-------- DATA EXTRACT --------

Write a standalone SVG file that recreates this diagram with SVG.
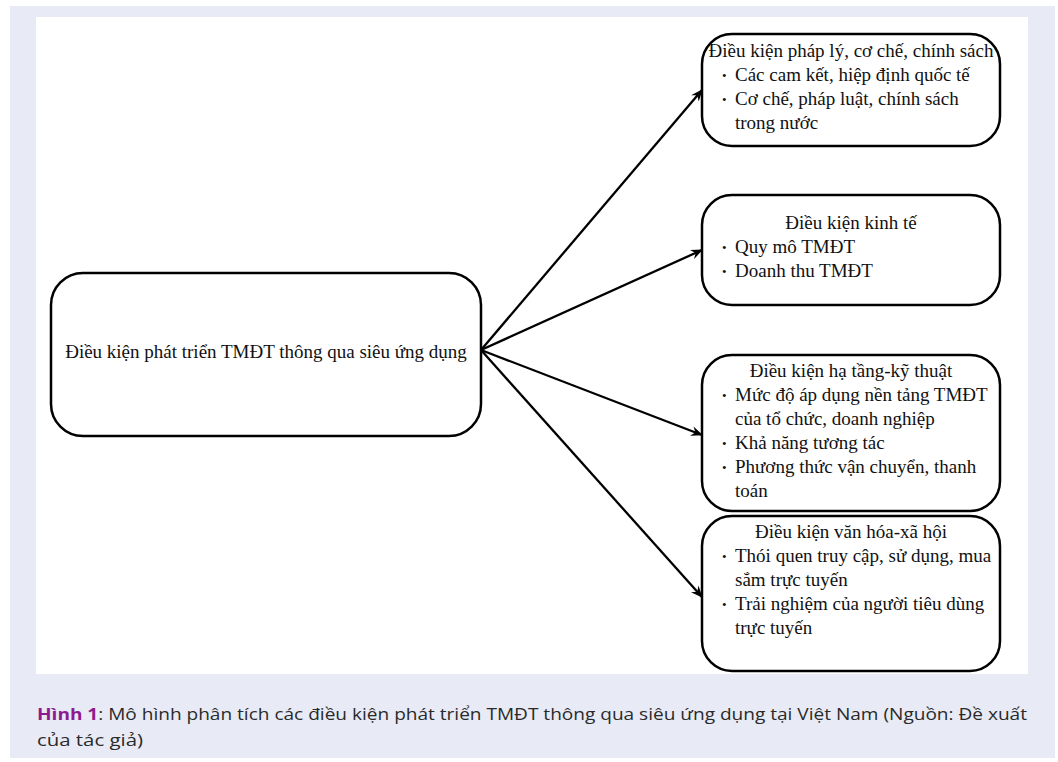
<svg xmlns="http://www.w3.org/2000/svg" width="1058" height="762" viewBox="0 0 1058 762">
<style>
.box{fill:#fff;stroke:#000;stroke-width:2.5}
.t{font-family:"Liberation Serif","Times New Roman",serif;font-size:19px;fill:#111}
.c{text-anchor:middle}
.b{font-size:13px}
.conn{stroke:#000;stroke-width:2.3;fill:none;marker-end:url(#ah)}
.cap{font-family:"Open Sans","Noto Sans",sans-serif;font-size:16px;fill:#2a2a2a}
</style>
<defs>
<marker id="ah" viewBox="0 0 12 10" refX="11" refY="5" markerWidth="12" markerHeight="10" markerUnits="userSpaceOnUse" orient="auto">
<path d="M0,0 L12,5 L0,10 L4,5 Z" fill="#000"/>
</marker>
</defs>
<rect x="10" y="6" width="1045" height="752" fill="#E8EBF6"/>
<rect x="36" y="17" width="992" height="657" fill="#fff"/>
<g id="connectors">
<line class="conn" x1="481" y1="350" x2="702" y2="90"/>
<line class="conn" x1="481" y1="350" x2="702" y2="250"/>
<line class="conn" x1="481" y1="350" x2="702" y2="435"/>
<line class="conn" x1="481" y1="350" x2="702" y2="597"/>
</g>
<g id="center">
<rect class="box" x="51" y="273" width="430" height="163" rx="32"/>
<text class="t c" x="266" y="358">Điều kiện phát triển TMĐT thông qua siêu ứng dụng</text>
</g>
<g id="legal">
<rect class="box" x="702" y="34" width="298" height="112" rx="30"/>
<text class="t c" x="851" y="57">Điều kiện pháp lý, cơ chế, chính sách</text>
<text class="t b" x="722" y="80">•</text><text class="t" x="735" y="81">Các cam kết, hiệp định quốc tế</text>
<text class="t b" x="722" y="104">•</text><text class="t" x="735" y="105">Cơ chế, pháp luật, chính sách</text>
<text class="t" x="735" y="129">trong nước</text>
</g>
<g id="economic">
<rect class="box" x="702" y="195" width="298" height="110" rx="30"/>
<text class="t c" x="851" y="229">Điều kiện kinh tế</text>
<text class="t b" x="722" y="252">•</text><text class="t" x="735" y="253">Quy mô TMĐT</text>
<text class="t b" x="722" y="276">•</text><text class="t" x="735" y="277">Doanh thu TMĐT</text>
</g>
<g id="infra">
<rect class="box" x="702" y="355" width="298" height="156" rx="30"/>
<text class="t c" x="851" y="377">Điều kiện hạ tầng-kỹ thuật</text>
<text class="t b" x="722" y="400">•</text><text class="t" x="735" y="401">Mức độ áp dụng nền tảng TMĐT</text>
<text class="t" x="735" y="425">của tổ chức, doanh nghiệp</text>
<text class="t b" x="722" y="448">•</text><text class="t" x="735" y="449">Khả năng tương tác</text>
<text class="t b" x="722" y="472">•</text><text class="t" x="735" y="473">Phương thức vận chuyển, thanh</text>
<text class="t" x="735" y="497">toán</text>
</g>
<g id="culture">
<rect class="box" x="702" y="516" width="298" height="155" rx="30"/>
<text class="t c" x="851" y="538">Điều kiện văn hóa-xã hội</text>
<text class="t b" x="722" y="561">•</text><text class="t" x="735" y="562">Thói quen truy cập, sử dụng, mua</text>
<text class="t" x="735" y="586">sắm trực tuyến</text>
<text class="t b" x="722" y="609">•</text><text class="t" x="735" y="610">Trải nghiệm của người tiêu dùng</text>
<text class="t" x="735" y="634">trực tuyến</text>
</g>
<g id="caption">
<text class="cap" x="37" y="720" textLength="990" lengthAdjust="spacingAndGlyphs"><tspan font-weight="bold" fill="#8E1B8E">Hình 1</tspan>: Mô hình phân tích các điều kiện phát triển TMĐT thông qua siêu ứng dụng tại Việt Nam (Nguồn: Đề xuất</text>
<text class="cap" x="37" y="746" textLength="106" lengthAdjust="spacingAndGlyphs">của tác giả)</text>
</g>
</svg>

--------

● WHAT IS BEING ASKED: Transcribe the whole listing, character for character, but not its images.

● FINAL RESULT:
Write a standalone SVG file that recreates this diagram with SVG.
<svg xmlns="http://www.w3.org/2000/svg" width="1058" height="762" viewBox="0 0 1058 762">
<style>
.box{fill:#fff;stroke:#000;stroke-width:2.5}
.t{font-family:"Liberation Serif","Times New Roman",serif;font-size:19px;fill:#111}
.c{text-anchor:middle}
.b{font-size:13px}
.conn{stroke:#000;stroke-width:2.3;fill:none;marker-end:url(#ah)}
.cap{font-family:"Open Sans","Noto Sans",sans-serif;font-size:16px;fill:#2a2a2a}
</style>
<defs>
<marker id="ah" viewBox="0 0 12 10" refX="11" refY="5" markerWidth="12" markerHeight="10" markerUnits="userSpaceOnUse" orient="auto">
<path d="M0,0 L12,5 L0,10 L4,5 Z" fill="#000"/>
</marker>
</defs>
<rect x="10" y="6" width="1045" height="752" fill="#E8EBF6"/>
<rect x="36" y="17" width="992" height="657" fill="#fff"/>
<g id="connectors">
<line class="conn" x1="481" y1="350" x2="702" y2="90"/>
<line class="conn" x1="481" y1="350" x2="702" y2="250"/>
<line class="conn" x1="481" y1="350" x2="702" y2="435"/>
<line class="conn" x1="481" y1="350" x2="702" y2="597"/>
</g>
<g id="center">
<rect class="box" x="51" y="273" width="430" height="163" rx="32"/>
<text class="t c" x="266" y="358">Điều kiện phát triển TMĐT thông qua siêu ứng dụng</text>
</g>
<g id="legal">
<rect class="box" x="702" y="34" width="298" height="112" rx="30"/>
<text class="t c" x="851" y="57">Điều kiện pháp lý, cơ chế, chính sách</text>
<text class="t b" x="722" y="80">•</text><text class="t" x="735" y="81">Các cam kết, hiệp định quốc tế</text>
<text class="t b" x="722" y="104">•</text><text class="t" x="735" y="105">Cơ chế, pháp luật, chính sách</text>
<text class="t" x="735" y="129">trong nước</text>
</g>
<g id="economic">
<rect class="box" x="702" y="195" width="298" height="110" rx="30"/>
<text class="t c" x="851" y="229">Điều kiện kinh tế</text>
<text class="t b" x="722" y="252">•</text><text class="t" x="735" y="253">Quy mô TMĐT</text>
<text class="t b" x="722" y="276">•</text><text class="t" x="735" y="277">Doanh thu TMĐT</text>
</g>
<g id="infra">
<rect class="box" x="702" y="355" width="298" height="156" rx="30"/>
<text class="t c" x="851" y="377">Điều kiện hạ tầng-kỹ thuật</text>
<text class="t b" x="722" y="400">•</text><text class="t" x="735" y="401">Mức độ áp dụng nền tảng TMĐT</text>
<text class="t" x="735" y="425">của tổ chức, doanh nghiệp</text>
<text class="t b" x="722" y="448">•</text><text class="t" x="735" y="449">Khả năng tương tác</text>
<text class="t b" x="722" y="472">•</text><text class="t" x="735" y="473">Phương thức vận chuyển, thanh</text>
<text class="t" x="735" y="497">toán</text>
</g>
<g id="culture">
<rect class="box" x="702" y="516" width="298" height="155" rx="30"/>
<text class="t c" x="851" y="538">Điều kiện văn hóa-xã hội</text>
<text class="t b" x="722" y="561">•</text><text class="t" x="735" y="562">Thói quen truy cập, sử dụng, mua</text>
<text class="t" x="735" y="586">sắm trực tuyến</text>
<text class="t b" x="722" y="609">•</text><text class="t" x="735" y="610">Trải nghiệm của người tiêu dùng</text>
<text class="t" x="735" y="634">trực tuyến</text>
</g>
<g id="caption">
<text class="cap" x="37" y="720" textLength="990" lengthAdjust="spacingAndGlyphs"><tspan font-weight="bold" fill="#8E1B8E">Hình 1</tspan>: Mô hình phân tích các điều kiện phát triển TMĐT thông qua siêu ứng dụng tại Việt Nam (Nguồn: Đề xuất</text>
<text class="cap" x="37" y="746" textLength="106" lengthAdjust="spacingAndGlyphs">của tác giả)</text>
</g>
</svg>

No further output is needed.